Fresh lemon juice is best. Bottled juice can taste flat or bitter and won’t give you the same bright flavor.
The zest from a fresh lemon also adds aromatic oils you can’t replace.
What’s the best sweetener for a smooth texture?
Powdered allulose blends most smoothly and avoids a cooling aftertaste. Powdered erythritol blends also work well, but taste and adjust since sweetness levels vary.
Do I need to bake a crust?
No. These cups set without a baked crust.
If you like the texture contrast, the quick almond crumb gives a nice buttery base without turning on the oven.
How many servings does this make?
You’ll get 6–8 servings depending on the size of your jars. For dessert portions, aim for eight 4-ounce cups; for richer servings, fill six.
Why is my mixture runny?
Likely causes are over-juicing, under-whipped cream, or not chilling long enough.

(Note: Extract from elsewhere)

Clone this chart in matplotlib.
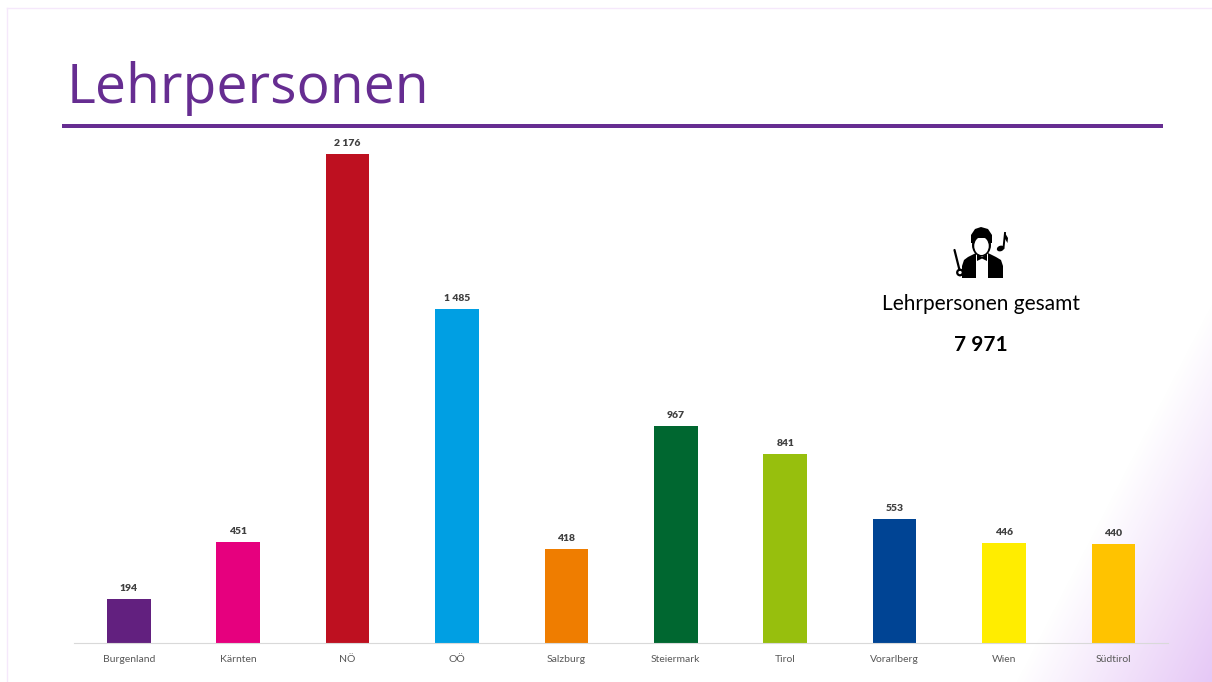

Use 3–4 tablespoons lemon juice max, whip cream to soft peaks, and chill for at least 2–3 hours.
Can I make this ahead for guests?
Yes.
Make it up to 24 hours in advance. Add fresh toppings right before serving so fruits stay vibrant and the surface stays smooth.
Is this recipe safe for strict keto?
Yes, as long as you use a keto sweetener and avoid add-ins with hidden sugars. Keep portion sizes reasonable and skip sugary toppings.
In Conclusion
These Creamy Keto Lemon Cheesecake Cups are proof that simple ingredients can deliver big flavor.
With no gelatin and no baking, they’re easy to pull off and hard to resist. The lemon keeps them fresh and lively, while the whipped cream and cream cheese make them luxuriously smooth. Keep a batch in the fridge for a low-carb treat that feels special any day of the week.